J’ai eu envie de lire le prix Goncourt, appréciant le personnage de Kamel Daoud à travers ses interviews, et connaissant le sujet de ce livre, à savoir les dix années de guerre civile qu’a connu l’Algérie dans les années 90, entre l’armée et le Front Islamique du Salut, qui avait gagné les élections.
Autant le dire tout de suite, je n’ai pas du tout passé un bon moment de lecture, et j’ai du me forcer pour aller jusqu’au bout.
Ces longs monologues chargés de répétitions m’ont empêché de rentrer dans l’histoire, et le style littéraire de l’auteur encore plus, qui prime manifestement sur le contenu, qui est lui délivré au compte goutte : l’ennui est vite présent et m’a rarement quitté. Il y a aussi toutes ces phrases où le prophète est invoqué par les uns et par les autres à tout bout de champ, ainsi qu’un côté morbide très présent, tout le long, tout le temps.
Que ce soit Aube, le personnage principal du roman, qui s’adresse à l’enfant qu’elle a dans son ventre, puis Aïssa le chauffeur-libraire, et encore l’imam de la mosquée du village de Had Chekala, toutes leurs logorrhées où on a l’impression soit qu’ils parlent à un abruti, soit qu’ils sont abrutis eux-mêmes par leurs propres mots, m’ont vite lassées.
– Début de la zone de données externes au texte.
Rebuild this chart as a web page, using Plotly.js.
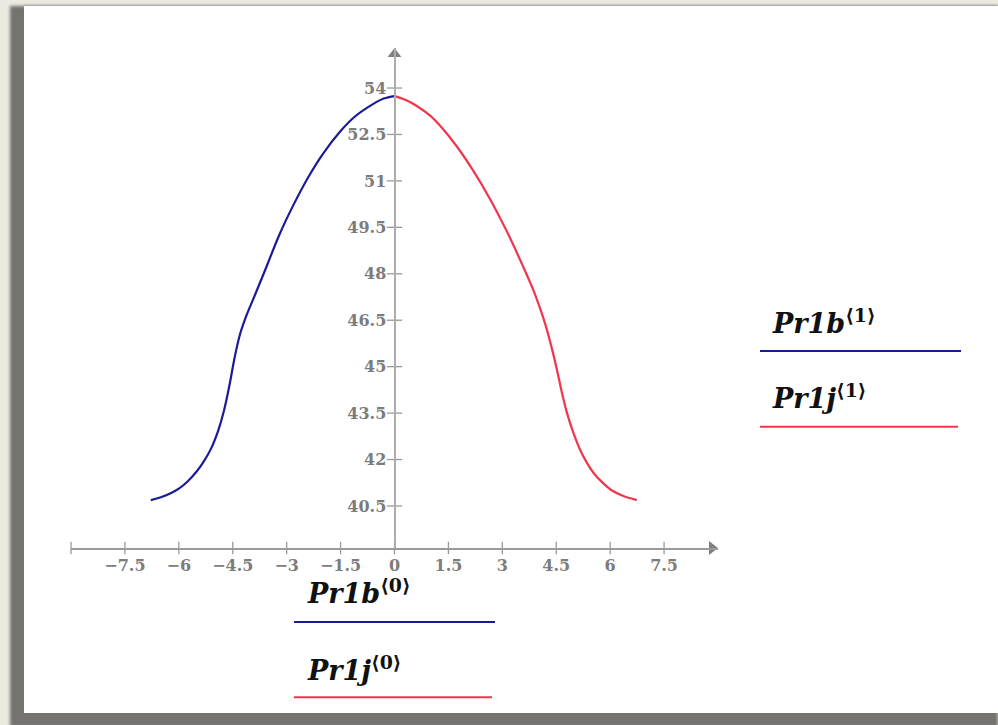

Mais alors l’Histoire dans tout ça ? Ce qui ressort de ce roman est assez terrible, d’abord pour la place des femmes dans la société algérienne décrite, ou plutôt l’absence de place, réduite en fait à quasiment aucun droit. Si cette société est telle que la décrit Daoud, c’est franchement inquiétant. Ensuite ce silence ordonné par la loi sur les dix ans de guerre, qui a manifestement été de l’ordre de l’horreur (comme toute guerre finalement) et dont l’auteur appuie le côté morbide avec des fanatiques égorgeant sans distinction aucune des villages entiers. Et pour finir l’omniprésence de la religion forcément, qui écrase tout et tout le monde. On n’en saura guère plus sur le côté historique de cette guerre civile, ce que j’attendais en fait.
Je n’avais déjà pas aimé le style de l’auteur dans son livre Meursault contre-enquête (prix Goncourt premier roman 2015 d’ailleurs). Voilà ce que j’avais écrit à l’époque :
Je n’ai pas du tout accroché. Même si c’est très bien écrit, il ne m’en reste qu’une longue lamentation assez déplaisante,
Je peux faire à peu près le même constat pour celui-ci. La question que je me pose, c’est pour qui écrit Kamel Daoud ?
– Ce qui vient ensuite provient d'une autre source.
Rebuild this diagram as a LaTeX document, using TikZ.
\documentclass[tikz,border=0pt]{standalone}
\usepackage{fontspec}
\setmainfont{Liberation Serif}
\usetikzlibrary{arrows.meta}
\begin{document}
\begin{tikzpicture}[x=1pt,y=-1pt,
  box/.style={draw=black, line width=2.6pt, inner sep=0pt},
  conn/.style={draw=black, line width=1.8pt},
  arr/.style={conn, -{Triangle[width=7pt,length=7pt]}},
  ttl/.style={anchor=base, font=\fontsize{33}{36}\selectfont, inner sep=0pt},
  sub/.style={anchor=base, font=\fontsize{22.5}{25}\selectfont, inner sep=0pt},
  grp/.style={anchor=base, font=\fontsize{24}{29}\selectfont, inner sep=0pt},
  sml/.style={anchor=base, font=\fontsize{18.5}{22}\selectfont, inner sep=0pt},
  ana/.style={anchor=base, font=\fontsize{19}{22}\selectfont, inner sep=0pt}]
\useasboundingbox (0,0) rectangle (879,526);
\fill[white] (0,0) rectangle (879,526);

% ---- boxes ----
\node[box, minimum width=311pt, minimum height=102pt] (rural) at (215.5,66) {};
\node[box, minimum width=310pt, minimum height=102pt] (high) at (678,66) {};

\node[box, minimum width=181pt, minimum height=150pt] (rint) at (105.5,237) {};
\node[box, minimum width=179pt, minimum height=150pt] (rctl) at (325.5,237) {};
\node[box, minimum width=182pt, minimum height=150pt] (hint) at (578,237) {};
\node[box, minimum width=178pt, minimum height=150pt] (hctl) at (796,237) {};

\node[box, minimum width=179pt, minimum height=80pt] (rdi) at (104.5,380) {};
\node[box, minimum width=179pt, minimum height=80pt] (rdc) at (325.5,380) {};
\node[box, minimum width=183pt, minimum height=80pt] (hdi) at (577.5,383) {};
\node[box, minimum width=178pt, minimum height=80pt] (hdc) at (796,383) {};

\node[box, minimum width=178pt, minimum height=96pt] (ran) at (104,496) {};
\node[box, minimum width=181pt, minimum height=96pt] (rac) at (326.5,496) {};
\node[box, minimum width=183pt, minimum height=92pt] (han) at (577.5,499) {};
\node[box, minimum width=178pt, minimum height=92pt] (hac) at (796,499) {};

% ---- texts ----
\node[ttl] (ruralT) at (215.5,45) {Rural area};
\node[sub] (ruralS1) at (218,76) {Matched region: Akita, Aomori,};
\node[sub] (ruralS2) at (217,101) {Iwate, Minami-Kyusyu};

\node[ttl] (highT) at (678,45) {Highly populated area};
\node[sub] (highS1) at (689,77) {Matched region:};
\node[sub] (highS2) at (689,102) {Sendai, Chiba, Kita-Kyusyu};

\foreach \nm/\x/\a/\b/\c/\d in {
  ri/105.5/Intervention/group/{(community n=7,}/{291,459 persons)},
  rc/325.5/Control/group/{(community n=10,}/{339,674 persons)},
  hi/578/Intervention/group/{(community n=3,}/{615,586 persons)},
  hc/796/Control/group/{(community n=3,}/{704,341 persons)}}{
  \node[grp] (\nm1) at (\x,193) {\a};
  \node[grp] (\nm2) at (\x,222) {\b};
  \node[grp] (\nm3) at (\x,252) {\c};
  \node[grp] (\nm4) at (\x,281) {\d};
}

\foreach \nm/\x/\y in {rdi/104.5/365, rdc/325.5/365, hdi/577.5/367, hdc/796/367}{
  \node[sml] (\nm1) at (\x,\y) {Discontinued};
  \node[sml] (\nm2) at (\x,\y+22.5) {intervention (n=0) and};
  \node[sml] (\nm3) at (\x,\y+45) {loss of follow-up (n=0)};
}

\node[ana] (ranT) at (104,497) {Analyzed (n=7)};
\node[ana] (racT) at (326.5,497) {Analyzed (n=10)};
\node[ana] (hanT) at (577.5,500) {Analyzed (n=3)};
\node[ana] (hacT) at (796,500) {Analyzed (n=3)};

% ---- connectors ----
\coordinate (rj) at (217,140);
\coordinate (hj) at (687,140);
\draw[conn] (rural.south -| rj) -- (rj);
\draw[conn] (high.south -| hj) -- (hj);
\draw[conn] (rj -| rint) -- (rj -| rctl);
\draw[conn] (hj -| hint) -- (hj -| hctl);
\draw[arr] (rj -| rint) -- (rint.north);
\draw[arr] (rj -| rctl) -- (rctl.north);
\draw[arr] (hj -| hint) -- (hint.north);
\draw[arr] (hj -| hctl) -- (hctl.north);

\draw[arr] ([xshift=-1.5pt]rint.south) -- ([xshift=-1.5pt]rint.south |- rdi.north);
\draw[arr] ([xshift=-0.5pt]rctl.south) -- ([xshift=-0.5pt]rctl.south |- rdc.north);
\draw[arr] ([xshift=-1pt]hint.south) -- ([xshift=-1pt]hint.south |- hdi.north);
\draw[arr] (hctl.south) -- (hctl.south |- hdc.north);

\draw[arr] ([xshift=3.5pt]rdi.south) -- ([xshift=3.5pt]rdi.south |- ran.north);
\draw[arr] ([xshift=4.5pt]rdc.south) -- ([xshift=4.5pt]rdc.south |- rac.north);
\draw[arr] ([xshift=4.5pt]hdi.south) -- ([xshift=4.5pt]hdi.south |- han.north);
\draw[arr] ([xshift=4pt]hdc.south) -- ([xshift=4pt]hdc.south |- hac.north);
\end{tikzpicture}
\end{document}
Kamel Daoud, né en 1970, est un écrivain et journaliste franco-algérien d’expression française, humaniste autoproclamé. Très critique vis-à-vis de l’Islam, cela lui a valu pas mal d’ennuis, dont une fatwa par un imam salafiste algérien, et plus tard d’être accusé d’islamophobie par un collectif composé d’historiens, d’anthropologues ou de sociologues, probablement issus d’une certaine gauche.